Rebecca Conroy spent her adolescence studying sketching, sculpture, and painting at LaGuardia High School in NYC. She received her B.A. from Hampshire College in Film, and returned to NYC where she worked for years in the fashion industry. She specialized in PR, Home Design, and prop styling for Calvin Klein and Ralph Lauren. She also worked as an assistant for Roman and Williams. Her styling work has appeared in The New York Times Magazine, on Smithsonianstore.com, in Hunger Magazine, and in books for Bloomberg Media and Rodale, Inc. Television and film work include Australia's Next Top Model, Sundance feature films, and national advertising campaigns, including Ulta Beauty, Macy’s, and Marie Claire. Rebecca also holds an MFA from Columbia University in Film Producing.





Artist Statement
The new constantly meets the old, and time folds in on itself like a dream in my photographs, blending past and present. The girls I capture, posed in vintage silks, 70’s polyester, prairie printed cottons, and structured wool, exist somewhere between memory and fantasy. An ideal that once was, full of whimsical hope. The girls are both characters and archetypes, almost like paper dolls carefully placed in scenes from another era. They are muses, protagonists of untold stories. Diners, Catskills motels, small, abandoned restaurant lounges, and places that were once frequented daily - neon signs, next to old props, and roadside attractions from bygone days - these spaces each whisper their own stories. They hold the residue of dreams and lives lived before, now temporarily inhabited by girls suspended in time, their expressions both knowing and elusive. Each frame is a vignette, a moment of quiet theater where nostalgia meets an eerie stillness. There is such a beautiful tension when the young meet the old. Drawing from the world of cinema, dreamlike femininity, and quiet surrealism, my work is as much about the environment as it is about the subjects.

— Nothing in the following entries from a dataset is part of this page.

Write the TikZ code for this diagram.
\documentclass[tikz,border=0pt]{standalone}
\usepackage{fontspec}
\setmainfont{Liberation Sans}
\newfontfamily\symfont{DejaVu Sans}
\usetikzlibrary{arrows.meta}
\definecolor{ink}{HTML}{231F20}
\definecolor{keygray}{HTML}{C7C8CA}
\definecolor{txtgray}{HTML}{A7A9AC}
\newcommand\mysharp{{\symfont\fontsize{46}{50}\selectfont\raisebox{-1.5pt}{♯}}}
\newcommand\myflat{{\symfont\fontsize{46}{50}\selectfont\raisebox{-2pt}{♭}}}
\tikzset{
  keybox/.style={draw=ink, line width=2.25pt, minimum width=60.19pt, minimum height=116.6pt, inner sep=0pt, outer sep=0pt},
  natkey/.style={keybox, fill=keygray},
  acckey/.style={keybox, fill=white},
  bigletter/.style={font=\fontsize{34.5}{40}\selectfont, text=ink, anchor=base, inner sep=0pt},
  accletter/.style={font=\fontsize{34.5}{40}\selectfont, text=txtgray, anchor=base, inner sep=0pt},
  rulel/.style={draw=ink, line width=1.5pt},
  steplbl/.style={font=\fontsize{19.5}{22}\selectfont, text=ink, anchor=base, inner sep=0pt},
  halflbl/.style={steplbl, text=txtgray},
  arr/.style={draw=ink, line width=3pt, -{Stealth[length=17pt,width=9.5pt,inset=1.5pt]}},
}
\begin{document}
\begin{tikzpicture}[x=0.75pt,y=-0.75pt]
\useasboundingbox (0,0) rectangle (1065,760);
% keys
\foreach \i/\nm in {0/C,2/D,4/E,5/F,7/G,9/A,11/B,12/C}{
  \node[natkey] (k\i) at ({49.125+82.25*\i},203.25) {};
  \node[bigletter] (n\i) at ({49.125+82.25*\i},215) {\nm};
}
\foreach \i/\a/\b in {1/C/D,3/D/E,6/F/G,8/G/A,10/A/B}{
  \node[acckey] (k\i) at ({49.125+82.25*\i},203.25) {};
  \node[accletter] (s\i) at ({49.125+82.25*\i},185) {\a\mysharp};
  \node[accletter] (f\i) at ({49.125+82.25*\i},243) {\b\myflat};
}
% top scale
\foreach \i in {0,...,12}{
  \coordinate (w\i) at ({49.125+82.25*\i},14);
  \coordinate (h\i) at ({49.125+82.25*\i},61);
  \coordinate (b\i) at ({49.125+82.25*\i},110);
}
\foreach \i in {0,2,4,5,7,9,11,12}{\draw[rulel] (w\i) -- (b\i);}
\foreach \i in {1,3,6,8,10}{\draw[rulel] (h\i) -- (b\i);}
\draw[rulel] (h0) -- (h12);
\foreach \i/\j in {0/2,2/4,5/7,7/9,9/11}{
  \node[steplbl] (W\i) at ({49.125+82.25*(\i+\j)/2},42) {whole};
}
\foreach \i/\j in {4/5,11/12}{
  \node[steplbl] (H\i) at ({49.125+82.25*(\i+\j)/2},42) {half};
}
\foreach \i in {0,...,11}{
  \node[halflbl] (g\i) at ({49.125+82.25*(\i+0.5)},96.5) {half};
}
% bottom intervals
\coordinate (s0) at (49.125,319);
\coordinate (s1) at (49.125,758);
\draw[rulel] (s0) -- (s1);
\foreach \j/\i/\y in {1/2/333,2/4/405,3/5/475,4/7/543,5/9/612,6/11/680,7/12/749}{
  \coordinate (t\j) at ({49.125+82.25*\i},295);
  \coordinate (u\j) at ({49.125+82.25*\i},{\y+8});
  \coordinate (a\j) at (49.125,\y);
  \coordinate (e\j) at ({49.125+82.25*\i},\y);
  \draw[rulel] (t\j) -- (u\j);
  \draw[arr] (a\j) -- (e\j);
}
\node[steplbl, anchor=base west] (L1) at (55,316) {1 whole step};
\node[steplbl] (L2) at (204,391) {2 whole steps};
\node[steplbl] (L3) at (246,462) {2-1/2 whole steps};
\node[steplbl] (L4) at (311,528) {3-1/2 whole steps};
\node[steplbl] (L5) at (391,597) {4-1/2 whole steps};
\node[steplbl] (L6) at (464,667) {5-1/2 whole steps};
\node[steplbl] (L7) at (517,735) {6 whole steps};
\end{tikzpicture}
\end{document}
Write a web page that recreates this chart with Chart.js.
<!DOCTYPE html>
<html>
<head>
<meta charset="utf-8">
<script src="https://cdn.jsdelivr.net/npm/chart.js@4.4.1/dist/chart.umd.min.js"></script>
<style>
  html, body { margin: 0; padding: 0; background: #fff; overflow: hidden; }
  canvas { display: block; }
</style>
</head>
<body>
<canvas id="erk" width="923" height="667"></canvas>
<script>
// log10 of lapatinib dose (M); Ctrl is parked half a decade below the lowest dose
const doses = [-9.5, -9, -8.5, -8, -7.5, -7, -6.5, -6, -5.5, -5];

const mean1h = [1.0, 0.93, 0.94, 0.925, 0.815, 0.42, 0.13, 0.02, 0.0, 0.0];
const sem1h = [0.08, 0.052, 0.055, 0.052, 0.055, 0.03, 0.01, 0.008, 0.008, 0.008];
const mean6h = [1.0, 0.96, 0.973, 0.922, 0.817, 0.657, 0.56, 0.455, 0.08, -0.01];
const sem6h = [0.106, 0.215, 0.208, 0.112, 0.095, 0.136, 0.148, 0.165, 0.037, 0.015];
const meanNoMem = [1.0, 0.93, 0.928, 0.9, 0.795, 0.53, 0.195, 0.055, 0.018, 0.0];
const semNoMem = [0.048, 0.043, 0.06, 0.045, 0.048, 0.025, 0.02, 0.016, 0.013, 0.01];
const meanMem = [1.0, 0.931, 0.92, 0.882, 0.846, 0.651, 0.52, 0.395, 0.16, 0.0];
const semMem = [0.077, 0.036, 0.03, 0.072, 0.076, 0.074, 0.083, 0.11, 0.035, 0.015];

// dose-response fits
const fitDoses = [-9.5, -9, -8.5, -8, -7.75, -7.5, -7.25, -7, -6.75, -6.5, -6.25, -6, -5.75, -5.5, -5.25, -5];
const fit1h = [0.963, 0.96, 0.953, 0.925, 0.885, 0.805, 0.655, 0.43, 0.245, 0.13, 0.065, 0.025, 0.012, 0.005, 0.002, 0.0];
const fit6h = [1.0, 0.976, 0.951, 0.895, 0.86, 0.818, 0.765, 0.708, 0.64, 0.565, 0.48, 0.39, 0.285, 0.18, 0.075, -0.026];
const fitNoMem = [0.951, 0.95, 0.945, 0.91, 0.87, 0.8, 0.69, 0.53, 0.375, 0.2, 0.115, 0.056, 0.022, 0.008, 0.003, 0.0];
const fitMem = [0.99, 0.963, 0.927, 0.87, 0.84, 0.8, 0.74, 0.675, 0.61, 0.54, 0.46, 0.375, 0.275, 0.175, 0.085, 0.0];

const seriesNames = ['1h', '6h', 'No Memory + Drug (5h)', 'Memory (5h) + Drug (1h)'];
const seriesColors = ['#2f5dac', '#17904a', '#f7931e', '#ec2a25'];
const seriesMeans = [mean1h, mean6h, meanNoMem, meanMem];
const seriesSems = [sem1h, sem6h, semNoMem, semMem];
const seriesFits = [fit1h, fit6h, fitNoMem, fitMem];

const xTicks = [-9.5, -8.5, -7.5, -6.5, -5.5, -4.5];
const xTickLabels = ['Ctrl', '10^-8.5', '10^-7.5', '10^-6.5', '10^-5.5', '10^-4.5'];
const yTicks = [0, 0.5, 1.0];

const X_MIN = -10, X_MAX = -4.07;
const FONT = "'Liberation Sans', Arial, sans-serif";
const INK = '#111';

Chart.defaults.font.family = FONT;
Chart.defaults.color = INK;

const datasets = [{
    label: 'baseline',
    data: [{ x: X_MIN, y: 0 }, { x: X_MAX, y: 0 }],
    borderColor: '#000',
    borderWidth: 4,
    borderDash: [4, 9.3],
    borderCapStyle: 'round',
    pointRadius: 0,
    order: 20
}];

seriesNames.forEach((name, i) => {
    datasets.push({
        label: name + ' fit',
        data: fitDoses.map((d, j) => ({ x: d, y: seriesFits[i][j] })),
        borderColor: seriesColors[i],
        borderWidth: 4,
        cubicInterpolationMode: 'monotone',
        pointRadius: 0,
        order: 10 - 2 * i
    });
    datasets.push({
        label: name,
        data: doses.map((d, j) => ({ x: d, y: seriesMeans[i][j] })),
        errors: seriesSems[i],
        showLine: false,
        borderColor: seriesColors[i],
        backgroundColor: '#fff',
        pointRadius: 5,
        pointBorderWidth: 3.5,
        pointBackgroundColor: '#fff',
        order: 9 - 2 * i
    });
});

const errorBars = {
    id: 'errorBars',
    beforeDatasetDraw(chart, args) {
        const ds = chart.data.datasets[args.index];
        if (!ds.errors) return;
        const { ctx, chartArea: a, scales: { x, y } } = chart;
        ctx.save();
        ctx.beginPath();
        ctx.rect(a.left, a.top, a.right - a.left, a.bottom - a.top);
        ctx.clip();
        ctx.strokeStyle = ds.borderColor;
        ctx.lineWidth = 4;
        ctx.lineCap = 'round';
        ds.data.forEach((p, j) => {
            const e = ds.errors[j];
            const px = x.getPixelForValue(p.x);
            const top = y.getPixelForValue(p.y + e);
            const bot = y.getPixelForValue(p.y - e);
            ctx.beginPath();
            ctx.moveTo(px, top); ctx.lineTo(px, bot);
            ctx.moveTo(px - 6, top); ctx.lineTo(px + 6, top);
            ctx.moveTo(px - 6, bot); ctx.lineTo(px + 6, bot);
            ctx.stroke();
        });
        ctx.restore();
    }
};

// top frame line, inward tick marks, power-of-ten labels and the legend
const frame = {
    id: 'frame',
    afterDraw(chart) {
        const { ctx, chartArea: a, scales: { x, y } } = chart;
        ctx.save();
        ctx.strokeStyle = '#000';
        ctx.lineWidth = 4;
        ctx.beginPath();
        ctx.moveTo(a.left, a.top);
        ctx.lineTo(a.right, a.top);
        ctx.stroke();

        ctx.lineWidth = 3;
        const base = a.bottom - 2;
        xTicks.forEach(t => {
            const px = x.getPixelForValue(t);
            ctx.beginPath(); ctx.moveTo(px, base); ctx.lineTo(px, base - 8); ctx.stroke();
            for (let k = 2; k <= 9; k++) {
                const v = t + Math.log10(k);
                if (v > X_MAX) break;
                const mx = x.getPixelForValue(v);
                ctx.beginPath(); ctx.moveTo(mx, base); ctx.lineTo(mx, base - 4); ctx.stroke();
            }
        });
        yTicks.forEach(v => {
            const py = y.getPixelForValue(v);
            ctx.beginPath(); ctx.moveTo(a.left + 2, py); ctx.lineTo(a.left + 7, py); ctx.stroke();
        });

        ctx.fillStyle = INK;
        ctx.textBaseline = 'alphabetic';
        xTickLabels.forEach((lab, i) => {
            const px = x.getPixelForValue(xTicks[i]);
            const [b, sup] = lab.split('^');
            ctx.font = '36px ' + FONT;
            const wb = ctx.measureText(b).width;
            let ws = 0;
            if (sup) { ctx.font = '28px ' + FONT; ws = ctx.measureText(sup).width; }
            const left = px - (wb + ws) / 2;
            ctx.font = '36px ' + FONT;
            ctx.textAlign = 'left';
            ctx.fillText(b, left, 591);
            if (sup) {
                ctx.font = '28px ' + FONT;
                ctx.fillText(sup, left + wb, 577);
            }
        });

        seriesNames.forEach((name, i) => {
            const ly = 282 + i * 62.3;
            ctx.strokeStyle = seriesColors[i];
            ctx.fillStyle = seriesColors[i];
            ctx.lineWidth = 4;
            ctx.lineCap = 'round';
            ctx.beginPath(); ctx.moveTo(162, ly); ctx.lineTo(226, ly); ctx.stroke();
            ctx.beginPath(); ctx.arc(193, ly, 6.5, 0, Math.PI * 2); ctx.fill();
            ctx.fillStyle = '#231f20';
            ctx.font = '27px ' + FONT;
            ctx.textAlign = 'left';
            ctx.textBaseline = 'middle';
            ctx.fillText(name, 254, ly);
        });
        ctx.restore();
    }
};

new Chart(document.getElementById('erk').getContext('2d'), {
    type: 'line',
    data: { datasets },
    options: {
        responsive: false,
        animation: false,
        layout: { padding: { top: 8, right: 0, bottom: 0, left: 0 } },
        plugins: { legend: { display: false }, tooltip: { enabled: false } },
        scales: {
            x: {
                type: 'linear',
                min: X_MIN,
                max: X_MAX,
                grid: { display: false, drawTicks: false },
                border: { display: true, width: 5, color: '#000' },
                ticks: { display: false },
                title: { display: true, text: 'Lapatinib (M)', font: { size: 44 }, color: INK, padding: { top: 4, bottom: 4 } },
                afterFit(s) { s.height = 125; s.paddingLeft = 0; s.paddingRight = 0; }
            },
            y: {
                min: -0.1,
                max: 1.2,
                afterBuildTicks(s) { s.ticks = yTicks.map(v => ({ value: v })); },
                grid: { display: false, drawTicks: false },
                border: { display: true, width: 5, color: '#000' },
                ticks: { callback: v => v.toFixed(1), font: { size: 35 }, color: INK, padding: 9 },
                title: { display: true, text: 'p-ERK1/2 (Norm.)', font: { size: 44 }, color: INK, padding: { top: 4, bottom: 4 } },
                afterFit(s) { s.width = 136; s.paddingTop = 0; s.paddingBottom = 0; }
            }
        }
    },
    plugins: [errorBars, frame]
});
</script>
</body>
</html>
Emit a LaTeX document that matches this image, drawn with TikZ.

My background in art and fashion styling informs each composition - every garment and every detail was chosen not just for aesthetics, but to evoke a feeling, an implied yet mysterious story. These photographs invite you to step into their world, to remember places you've never been, and to sense a story just beyond the edges of the frame. As a first-generation American from a working-class Polish immigrant family, my work reflects upon an idea I felt led to as a child by my relatives, who lived paycheck to paycheck, working in factories, bars, with cement as builders, and as cleaning women; an idea of “American happiness,” often highlighted by whimsical locations that we would pass by on the side of the road, in Chicago. I have captured the same whimsy and nostalgia here in the Hudson Valley, where my daughter and her friends have grown up. Also, the oldies station that plays faithfully in our car has informed the vibration for many of the shoots.